Jadi, yang membedakan satu individu dengan individu lainnya dalam belajar adalah waktu. Artinya, ada individu yang dapat menguasai sesuatu dengan penuh dalam waktu singkat dan ada yang memerlukan waktu lebih lama, namun pada akhirnya individu akan mencapai penguasaan penuh.














DAFTAR PUSTAKA

 Prof. Dr. Mulyati, M.Pd “Pengantar Psikologi Belajar” 2007. hlm 78-79
 Burns, Robert. (1987). Models of Instructional Organization: A Casebook on Mastery Learning and Outcome-Based Education. San Francisco: Far West Lab. for Educational Research and Development.

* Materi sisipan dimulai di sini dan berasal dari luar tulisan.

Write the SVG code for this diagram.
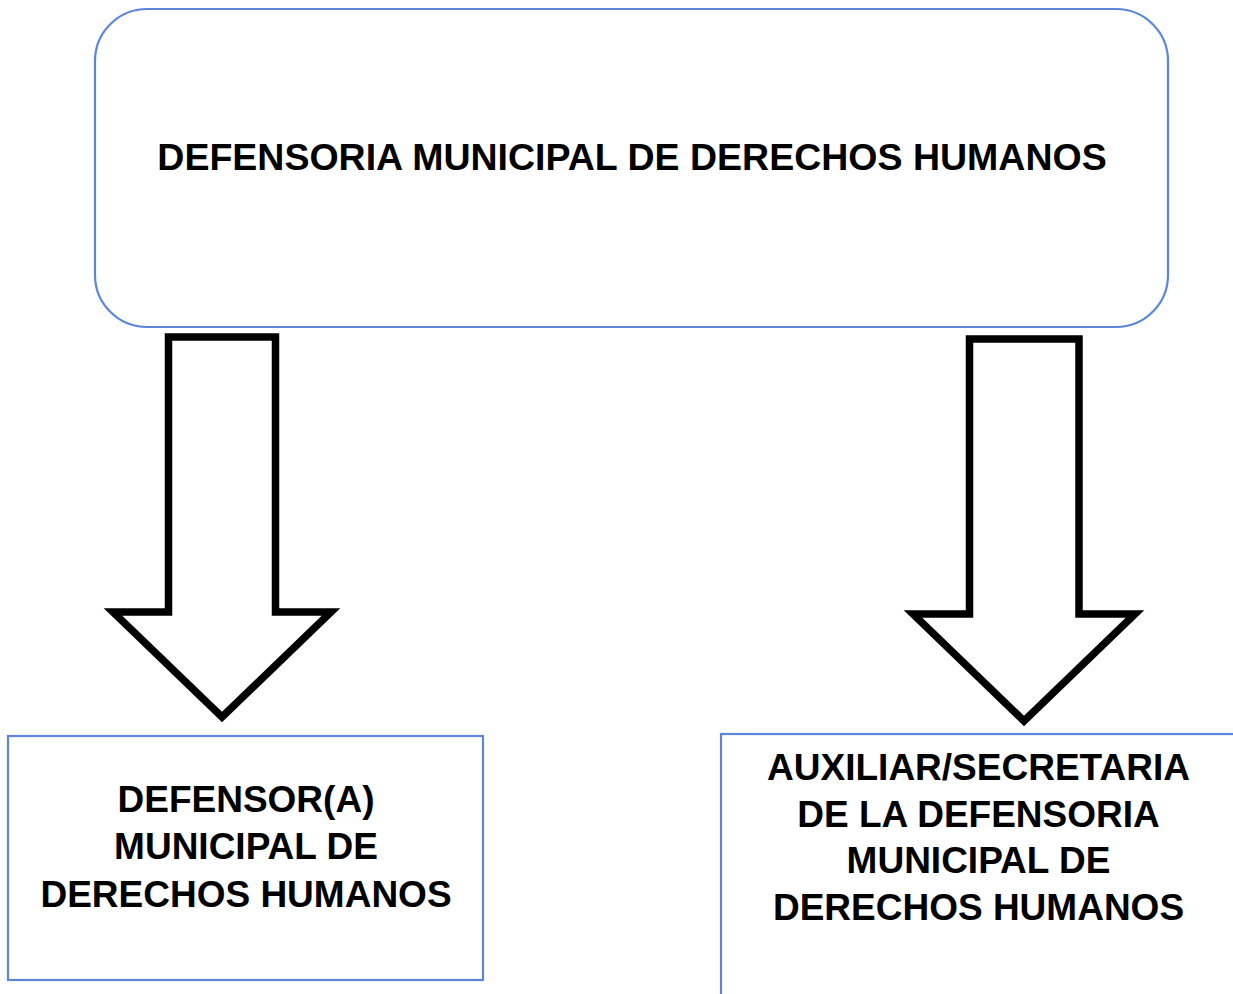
<svg xmlns="http://www.w3.org/2000/svg" width="1233" height="994" viewBox="0 0 1233 994">
<style>
.box{fill:#ffffff;stroke:#5b86dc;stroke-width:2.2}
.arrow{fill:#ffffff;stroke:#000000;stroke-width:7.5;stroke-linejoin:miter;stroke-miterlimit:10}
.t{font-family:"Liberation Sans",Arial,sans-serif;font-weight:bold;font-size:37px;fill:#000000;text-anchor:middle}
</style>
<rect x="0" y="0" width="1233" height="994" fill="#ffffff"/>
<g id="node-top">
<rect class="box" x="95" y="9" width="1073" height="318" rx="52" ry="52"/>
<text class="t" x="632" y="170" style="font-size:37.5px">DEFENSORIA MUNICIPAL DE DERECHOS HUMANOS</text>
</g>
<g id="connectors">
<polygon class="arrow" points="168.5,337 275.5,337 275.5,612 331,612 222,717 113,612 168.5,612"/>
<polygon class="arrow" points="969.5,339 1079,339 1079,614 1135,614 1024,721 913,614 969.5,614"/>
</g>
<g id="node-defensor">
<rect class="box" x="8" y="736" width="475" height="244"/>
<text class="t" x="246" y="812">DEFENSOR(A)</text>
<text class="t" x="246" y="859">MUNICIPAL DE</text>
<text class="t" x="246" y="907">DERECHOS HUMANOS</text>
</g>
<g id="node-auxiliar">
<rect class="box" x="721" y="734" width="530" height="280"/>
<text class="t" x="978.5" y="780">AUXILIAR/SECRETARIA</text>
<text class="t" x="978.5" y="827">DE LA DEFENSORIA</text>
<text class="t" x="978.5" y="873">MUNICIPAL DE</text>
<text class="t" x="978.5" y="920">DERECHOS HUMANOS</text>
</g>
</svg>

 Block, James h. (1971). Introduction to Mastery Learning: Theory and Practice. New York: Holt, Rinehart and Winston Inc.
 Cimino, Anita. (1980). Mastery Learning in Your Classroom. A Handbook for an Approach to an Alternative Learning Strategy. New York: New York City Teacher Centers Consortium.
 Fuchs, Lynn S. (1995) Connecting Performance Assessment to Instruction: A Comparison of Behavioral Assessment, Mastery Learning, urriculum-Based Measurement, and Performance Assessment. ERIC Digest E530. Available online: http://www.ed.gov/databases/ERIC_Digests/ed381984.html
 Nasution, Noehi. (1994). MATERI POKOK PSIKOLOGI PENDIDIKAN (BUKU IV.8A). Jakarta: Departemen Pendidikan dan Kebudayaan.
 Santrock, John W. 2008. Psikologi Pendidikan. Jakarta:Kencana Prenada Media Group.
 Winataputra, Udin S. 2008. Teori Belajar dan Pembelajaran. Jakarta:Universitas Terbuka.